Curiously, A Girl in Every Port, so novel for people at the time seems much less so today than Fig Trees, in which Hawks's art operates in complete freedom.
But Fig Trees was at that time too new a film for contemporary audiences not to be blinded by it.
With the coming of the sound film, the problem arose of cinematic construction in terms of speech, of the editing of dialogue in terms of movement.
A new dramaturgy was about to be born: it had to be discovered, explored, established.
Hawks applied himself directly to the task, without trying to evade the difficulties.
He immediately arrived at the heart of the problem: dramatic film construction in terms of the roles played by dialogue and sound.
From The Dawn Patrol to Ceiling Zero, Hawks was totally preoccupied with this construction. As a result, he became the Le Corbusier of the sound film, in the way he handles lines and volume.
His works, then, are stripped bare almost to the point of abstraction - but it is as if they are made of concrete.
The essential. The truth of the dialogue, the truth of the situations, the truth of the subjects, of the milieux, of the characters: a dramaturgy derived from an agglomeration of facts, words, noises, movements, situations, as a motor is assembled. There is nothing superfluous, no stopping, no meandering, no fleshing out. What is most impressive is Hawks's progressive mastery, culminating in Ceiling Zero, a totally accomplished film, and one which is diametrically opposed to filmed theater, except for those who no longer see its originality and its extraordinary achievement because they have learned too much from it and thus find it too familiar.
The dialogue: what one says, what one is, what ones does. Hawks puts great emphasis on dialogue and intonation: on meaning of the dialogue, the construction of the dialogue, the delivery of the dialogue.
No, it isn't done with cutting. It's done by deliberately writing dialogue like real conversation... All you want to do is to hear the essential things... And, of course, if I have a scene today that I don't think is very interestng the quicker I can play it the better off I am.
As in every man's work, there is one exception to his general rule:
Twentieth Century, lit up by the radiance of Carole Lombard's femininity, and that is enough. Thanks to it everything is balanced, everything comes alive, through cutting which makes the dialogue into cinema.
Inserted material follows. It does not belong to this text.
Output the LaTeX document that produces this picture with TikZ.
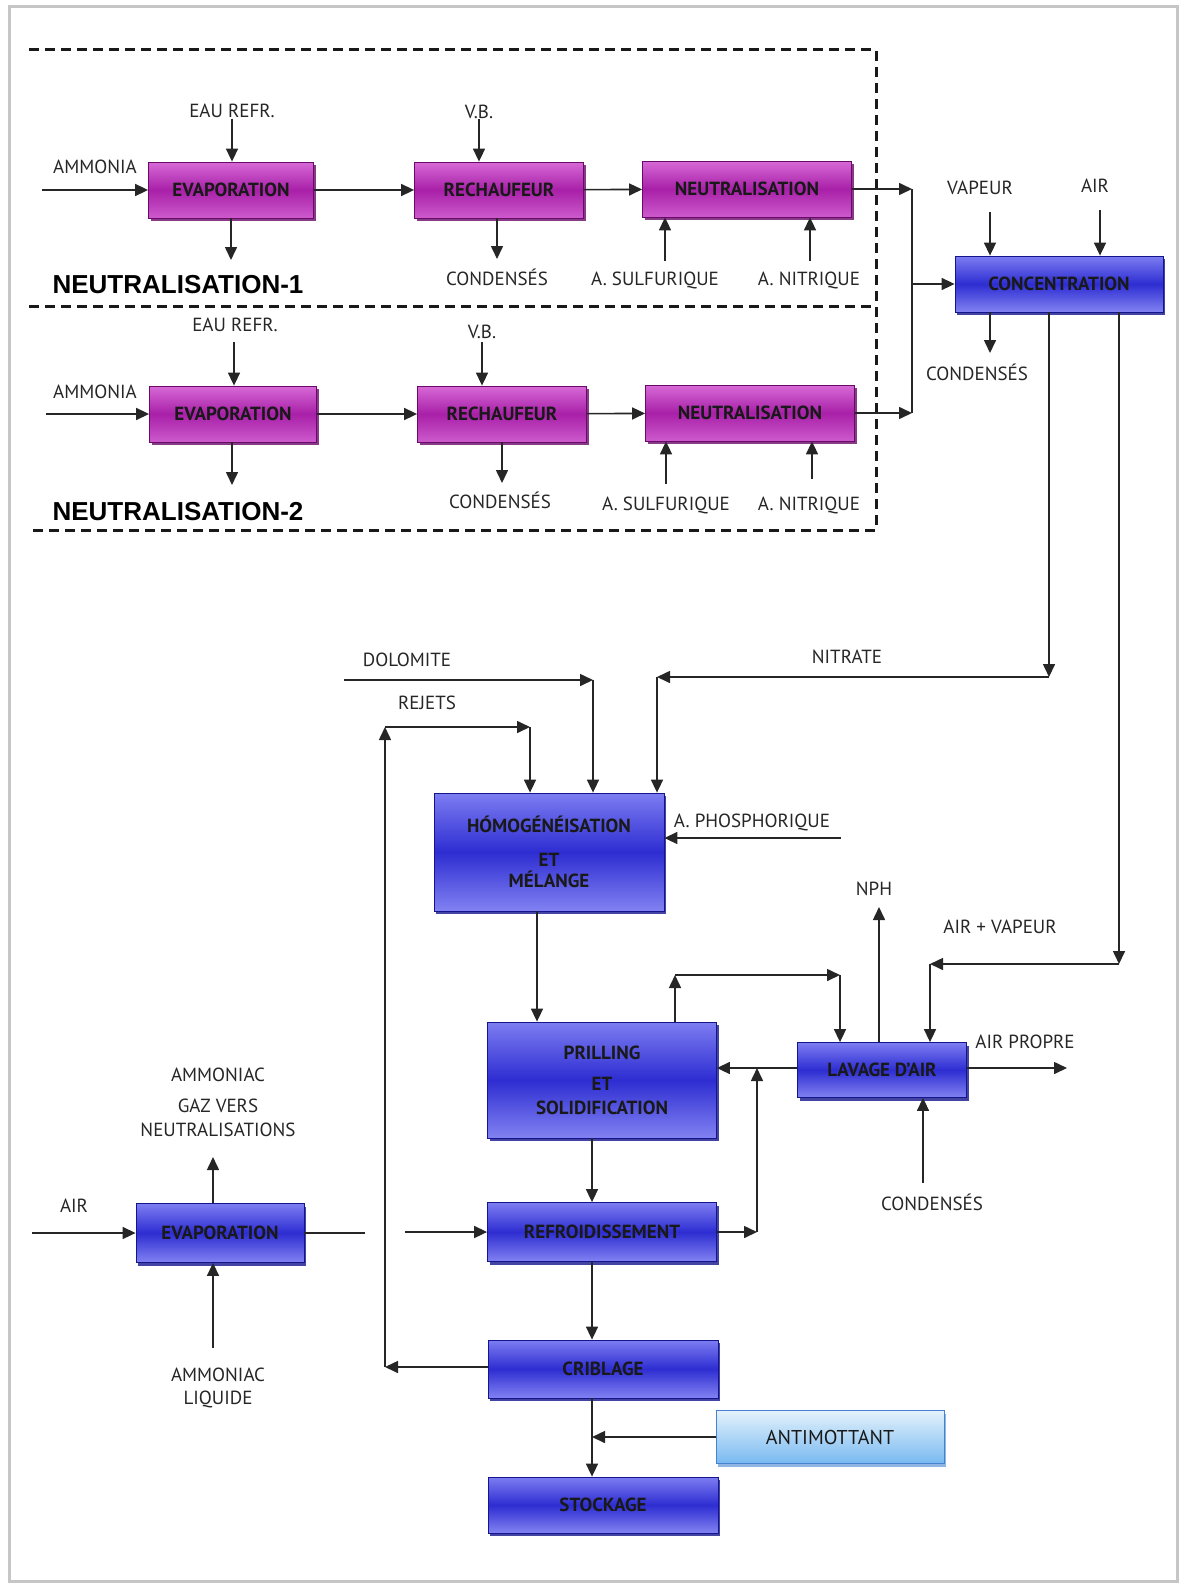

The period characterized by Scarface is coming to an end.
In 1937 there is a short pause.
The explosion of Bringing Up Baby.
And, suddenly, in 1939, that night at the Marivaux when they showed Only Angels ave Wings, a charm was reborn, that trance-like spell which had seemed lost since the advent of sound.
Out of cinema, mastered anew, magic was reborn. And with it, Hawks rediscovered that total freedom which let him dispense with all heaviness of touch. Already there was a hint of things to come: the play of colors and light in the brilliant facets of Red River and The Big Sky.
From The Dawn Patrol to Only Angels Have Wings: the circle is closed.
Another stylistic exercise, as if for the pleasure of a private gamble: His Girl Friday.
And now the great masterpieces.
Hawks is himself again, as before, as he was at his debut in the silent period.
The same arabesque, and this art of giving brith, from a void, to miraculous life.
The 'concrete' period has been transcended. The logical force of To Have and Have Not and The Big Sleep is hidden beneath the sheen of an art as dense and translucent as the extraordinary vegetable-like growth of the new New York.
The constructivist, almost abstract art of Hawks becomes colorful.
Pared down further - and because it is in color - Rio Bravo is a construction of psychological impulses.
All of Hawks's intelligence is confirmed and exercised in Land of the Pharoahs, the only epic film which has style, rigor, and plastic beauty, qualities whose meaning we had long since forgotten.